Verizon Wireless Conveniently Retracts $2 ‘Convenience Fee’

Posted by · December 30, 2011 3:55 pm

And then, as quickly as it had appeared, it was gone. So went the story of the Verizon Wireless $2 ‘Convenience Fee’. One day after the telecom giant announced the dawn of a new fee for those who wish to retain control over bill payment, Verizon issued a brief statement Friday announcing that it had decided not to institute the new fee.

Set to take effect mid-January, the so-called convenience fee would have added a $2 charge to every Verizon customer who choose to make single payments online or over the phone each month.

“The company made the decision in response to customer feedback about the plan, which was designed to improve the efficiency of those transactions,” the statement said.

Precisely what type of efficiency improvements Verizon had in mind for the new fee were not mentioned in the announcement.

Nevertheless, Verizon Wireless CEO Dan Mead took the opportunity to reassure customers that the company takes “great care” in listening to its customers, as well as to “encourage” Verizon customers to “take advantage of the best and most efficient options.” This strategy, he concluded, would do away with the alleged “need” for a fee.

Such a statement by the Mead leads one to wonder why the fee needed to be introduced in the first place if all that was needed was a little encouragement for customers to choose the payment option that’s best for them. At the expense of making such an assumption, it’s probably safe to say that most people are self-interested enough to do that already.
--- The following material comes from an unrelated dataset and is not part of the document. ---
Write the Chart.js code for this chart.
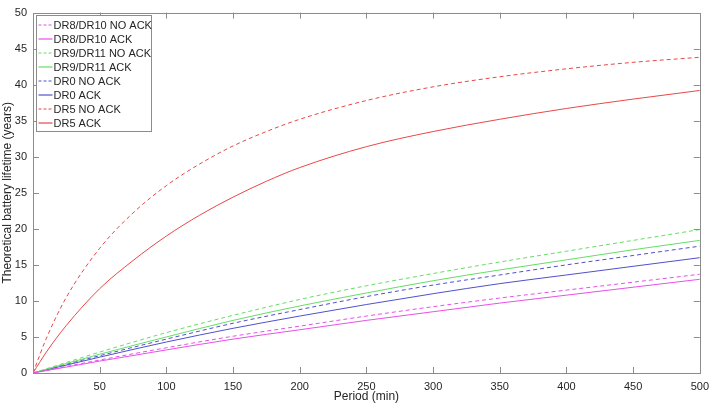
<!DOCTYPE html>
<html>
<head>
<meta charset="utf-8">
<script src="https://cdn.jsdelivr.net/npm/chart.js@4"></script>
<style>
  html, body { margin: 0; padding: 0; background: #fff; }
  #wrap { width: 716px; height: 411px; }
</style>
</head>
<body>
<div id="wrap"><canvas id="myChart"></canvas></div>
<script>
// period (min) at which the values were read
const periodRed = [0, 10, 25, 50, 75, 100, 125, 150, 175, 200, 250, 300, 350, 400, 450, 500];
const dr5NoAck = [0, 4.8, 10.5, 17.3, 22.2, 26.0, 29.0, 31.5, 33.5, 35.2, 37.8, 39.7, 41.1, 42.2, 43.1, 43.8];
const dr5Ack   = [0, 2.9, 6.6, 11.7, 15.6, 19.0, 21.9, 24.4, 26.6, 28.5, 31.4, 33.5, 35.2, 36.7, 38.0, 39.2];

const period = [0, 50, 100, 150, 200, 250, 300, 350, 400, 450, 500];
const dr9NoAck = [0, 2.9, 5.6, 8.0, 10.2, 12.1, 13.8, 15.4, 16.9, 18.4, 19.9];
const dr9Ack   = [0, 2.6, 5.0, 7.3, 9.3, 11.1, 12.8, 14.3, 15.7, 17.1, 18.4];
const dr0NoAck = [0, 2.4, 4.7, 6.9, 8.8, 10.6, 12.2, 13.6, 15.0, 16.3, 17.6];
const dr0Ack   = [0, 2.2, 4.3, 6.2, 7.9, 9.5, 11.0, 12.4, 13.6, 14.8, 16.0];
const dr8NoAck = [0, 1.8, 3.5, 5.1, 6.5, 7.9, 9.2, 10.4, 11.5, 12.6, 13.7];
const dr8Ack   = [0, 1.65, 3.2, 4.7, 6.0, 7.3, 8.5, 9.7, 10.8, 11.9, 13.0];

const labels = ['DR8/DR10 NO ACK', 'DR8/DR10 ACK', 'DR9/DR11 NO ACK', 'DR9/DR11 ACK',
                'DR0 NO ACK', 'DR0 ACK', 'DR5 NO ACK', 'DR5 ACK'];

const RED = 'rgb(232,72,72)';
const GREEN = 'rgb(100,222,100)';
const BLUE = 'rgb(80,80,205)';
const MAGENTA = 'rgb(232,80,232)';
const DASH = [4, 3];

const lineColors = [MAGENTA, MAGENTA, GREEN, GREEN, BLUE, BLUE, RED, RED];
const lineDashed = [true, false, true, false, true, false, true, false];

function pts(xs, ys) {
  return xs.map((x, i) => ({ x: x, y: ys[i] }));
}

function ds(i, xs, ys) {
  return {
    label: labels[i],
    data: pts(xs, ys),
    borderColor: lineColors[i],
    backgroundColor: lineColors[i],
    borderWidth: 1,
    borderDash: lineDashed[i] ? DASH : [],
    pointRadius: 0,
    fill: false,
    cubicInterpolationMode: 'monotone'
  };
}

const data = {
  datasets: [
    ds(0, period, dr8NoAck),
    ds(1, period, dr8Ack),
    ds(2, period, dr9NoAck),
    ds(3, period, dr9Ack),
    ds(4, period, dr0NoAck),
    ds(5, period, dr0Ack),
    ds(6, periodRed, dr5NoAck),
    ds(7, periodRed, dr5Ack)
  ]
};

// box round the plot with inward ticks on all four sides, matlab style
const frame = {
  id: 'frame',
  afterDraw(chart) {
    const c = chart.ctx, a = chart.chartArea;
    const xs = chart.scales.x, ys = chart.scales.y;
    c.save();
    c.strokeStyle = '#8c8c8c';
    c.lineWidth = 1;
    c.strokeRect(Math.round(a.left) + 0.5, Math.round(a.top) + 0.5,
                 Math.round(a.right - a.left), Math.round(a.bottom - a.top));
    c.beginPath();
    xs.ticks.forEach(t => {
      if (t.value <= xs.min || t.value >= xs.max) return;
      const px = Math.round(xs.getPixelForValue(t.value)) + 0.5;
      c.moveTo(px, a.bottom); c.lineTo(px, a.bottom - 6);
      c.moveTo(px, a.top); c.lineTo(px, a.top + 6);
    });
    ys.ticks.forEach(t => {
      if (t.value <= ys.min || t.value >= ys.max) return;
      const py = Math.round(ys.getPixelForValue(t.value)) + 0.5;
      c.moveTo(a.left, py); c.lineTo(a.left + 6, py);
      c.moveTo(a.right, py); c.lineTo(a.right - 6, py);
    });
    c.stroke();

    // legend inside the plot, top left
    const lx = Math.round(a.left) + 3.5, ly = Math.round(a.top) + 2.5;
    const w = 115, rowH = 14, h = rowH * labels.length + 4;
    c.fillStyle = '#fff';
    c.fillRect(lx, ly, w, h);
    c.strokeRect(lx, ly, w, h);
    c.font = '11px "Liberation Sans", Arial, sans-serif';
    c.textBaseline = 'middle';
    for (let i = 0; i < labels.length; i++) {
      const y = Math.round(ly + 9 + i * rowH);
      c.strokeStyle = lineColors[i];
      c.lineWidth = 1.2;
      c.setLineDash(lineDashed[i] ? [3, 2] : []);
      c.beginPath();
      c.moveTo(lx + 2, y);
      c.lineTo(lx + 16, y);
      c.stroke();
      c.setLineDash([]);
      c.fillStyle = '#262626';
      c.fillText(labels[i], lx + 17, y + 0.5);
    }
    c.restore();
  }
};

const tickFont = { family: '"Liberation Sans", Arial, sans-serif', size: 11 };
const titleFont = { family: '"Liberation Sans", Arial, sans-serif', size: 12 };

const config = {
  type: 'line',
  data: data,
  options: {
    responsive: true,
    maintainAspectRatio: false,
    animation: false,
    layout: { padding: { top: 12, right: 13, left: 0, bottom: 0 } },
    plugins: {
      legend: { display: false },
      tooltip: { enabled: false }
    },
    scales: {
      x: {
        type: 'linear',
        min: 0,
        max: 500,
        grid: { display: false, drawTicks: false },
        border: { display: false },
        ticks: {
          stepSize: 50,
          padding: 7,
          color: '#262626',
          font: tickFont,
          maxRotation: 0,
          callback: v => (v === 0 ? '' : v)
        },
        title: {
          display: true,
          text: 'Period (min)',
          color: '#262626',
          font: titleFont,
          padding: { top: 0, bottom: 7 }
        },
        afterFit: s => { s.height = 38; }
      },
      y: {
        min: 0,
        max: 50,
        grid: { display: false, drawTicks: false },
        border: { display: false },
        ticks: {
          stepSize: 5,
          padding: 6,
          color: '#262626',
          font: tickFont
        },
        title: {
          display: true,
          text: 'Theoretical battery lifetime (years)',
          color: '#262626',
          font: titleFont,
          padding: { top: 0, bottom: 0 }
        },
        afterFit: s => { s.width = 33; }
      }
    }
  },
  plugins: [frame]
};

const ctx = document.getElementById('myChart');
let chart = new Chart(ctx, config);
</script>
</body>
</html>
Then again, what’s done is done, and the consumer has emerged the victor.

It probably didn’t hurt the cause to have the Federal Communications Commission issue a statement earlier Friday, assuring American consumers that it, too, was “concerned” and would be “looking into the matter.”

And although the FCC’s initial cause for concern may be gone (for now), it may be wise for the agency to continuing its “looking” considering the widespread complaints that Verizon regularly overcharges its customers. To be sure, Verizon Wireless admitted in 2010 that is had overcharged 15 million customers—a reason to be skeptical of enrolling in AutoPay if I’ve ever heard one.

  • Soursop_addict

    I wish I had time to write an article about what exactly “in response to customer feedback” means here. People tend to think that everyone just sends a nice email to Verizon stating they shouldn’t do it!… The reality is, they get thousands and thousands of emails cursing the $#&T out of them and threatening to leave the company immediately. I’m glad they are ‘listening’ to the customers!.. The same thing happened to Netflix not long ago!.. I don’t understand why are these companies are even allowed to pop up with fees out of thin air!.. shouldn’t they all be regulated… The Banks got regulated, I think these companies should be too!..

  • Jonathan

    Sheesh, how many more companies are going to rook it like this and not learn from others mistakes?!?!?!? STOP being greedy. STOP making stupid decisions without thinking things through. STOP treating your customers like a number and not people.


  • Patrick

    The rationale for the fee was that those one-time payments were more expensive for Verizon to process. Since I do not have the information required to rebut that, I will take Verizon at their word. (I would conjecture that customers that rely on the one-time payment method also have a higher non-payment rate than auto-pay customers, but that is just a guess.)

    Thus, if it is on balance more expensive for Verizon to accept such payments, then it seems reasonable to me that they would apply a surcharge. It also seems reasonable to me that some customers would want to end their business relationship with Verizon because of the fee. That said, it seems nonsensical to me to throw around words laden with moral sentiments, such as “greedy”. The fee might be a bad business decision, but it has nothing to do with morals or ethics. It also seems ludicrous to me that the FCC is getting involved.